For my second session, I attended a tutorial of Neatline, which allows users to create annotated online maps and timelines. David McClure, one of the lead developers of the tool, taught the tutorial. Over the next hour and a half, a flat timeline of Napoleon’s advance into Russia turned into a dynamic webpage with text pop-ups, artwork, and links to further reading.
A third session was offered by Scott Nesbit, assistant professor of digital humanities at University of Georgia, on using ArcGIS to do thematic mapping. Nesbit is also one of the directors of Visualizing Emancipation. Since I missed his session, I asked him why a historian might want to do thematic mapping. “We have a lot of information and sources about events that happened in a particular place and time,” said Nesbit. “Knowing more about those relationships is bound to bear fruit.” How close, for example, were railroad tracks and depots to battlefields in the Civil War? Nesbit, however, cautions that using tools like GIS can be a challenge for a historian. “Our evidence is often fuzzy, and this program demands precision.”
Along with the admonitions to back up our work and take good notes about our methodology, the presenters also emphasized the need to think about the choices we made along the way.
“I was impressed with the philosophical element of some of the discussions and the warnings that the presenters gave. ‘Remember, this isn’t a neutral process and you need to be very clear about what you’re privileging,’” said Daniel Franke, assistant professor of history at the U.S. Military Academy. Indeed, just as a book has an argument, so does a dataset. The scholar makes choices about what to include or not to include, which influences the results.
Collaboration was also a big theme. Warren, Giordano, Bauer, and Nesbit all collaborate with other scholars on their digital humanities projects. But for historians used to thinking of themselves as solo practitioners, the idea of teaming up with someone can be daunting.
“Collaboration isn’t something that is foreign to historians. It’s just not something that is often acknowledged,” said Mullen. “The acknowledgments page talks about the archivist and the person who proofread your manuscript. Those same kind of connections are forged by a digital project. It’s not just the expertise that you bring to the table, but also the expertise that others bring as well and that all works together to become a whole.”
Mullen concedes that venturing into new fields can be taxing, because it requires historians to stretch themselves and learn new methods. But the reward comes with being able to ask new and different questions—and the results they produce. As the workshop wound down, people were already talking about how they could start using what they learned. I even passed on some World War II ship logs to Warren, who was interested to see what he might be able to mine from them.

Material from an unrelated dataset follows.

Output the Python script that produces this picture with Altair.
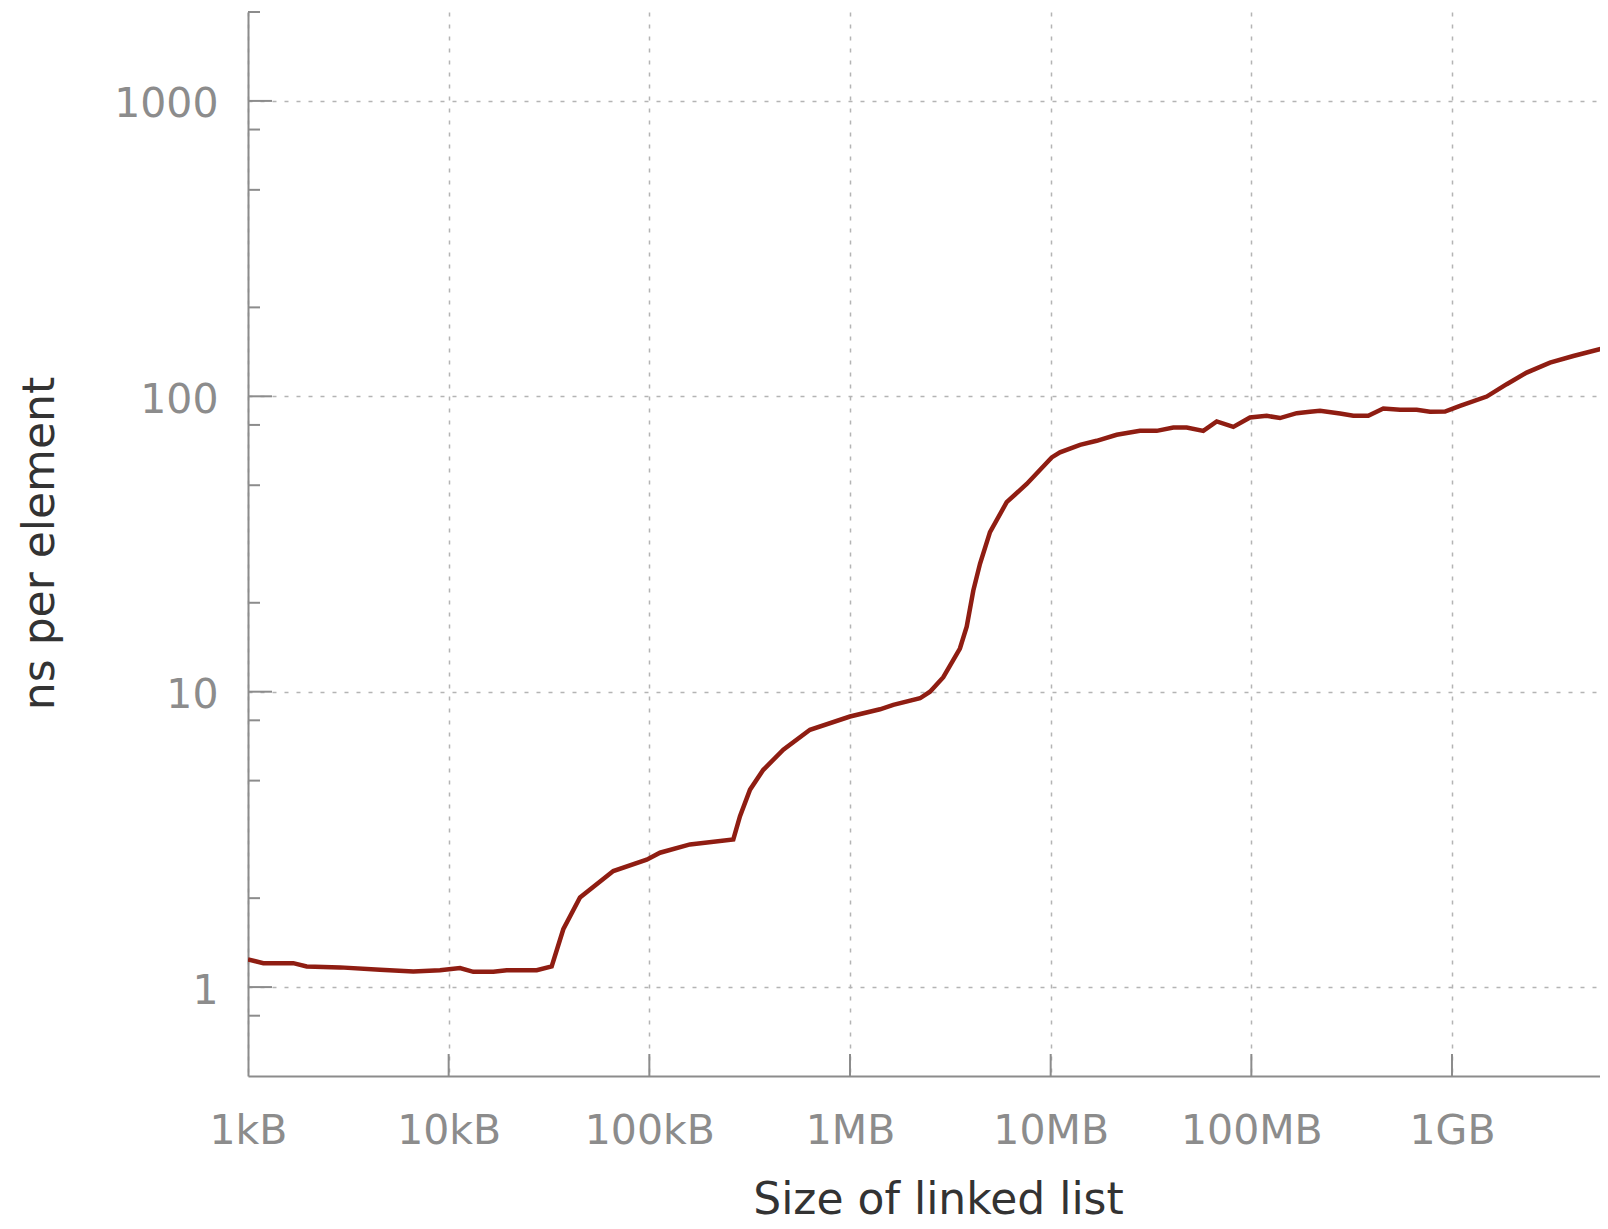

I also had a chance to ask Bauer if she had any advice for military historians who were thinking about wading into digital humanities but hadn’t made the plunge yet. “Every expert was once a beginner,” she said. “If this is something that you really feel your sources are calling for, if you found projects that are making use of methodologies in ways that would allow you to address these questions, then give it a try. Be brave.”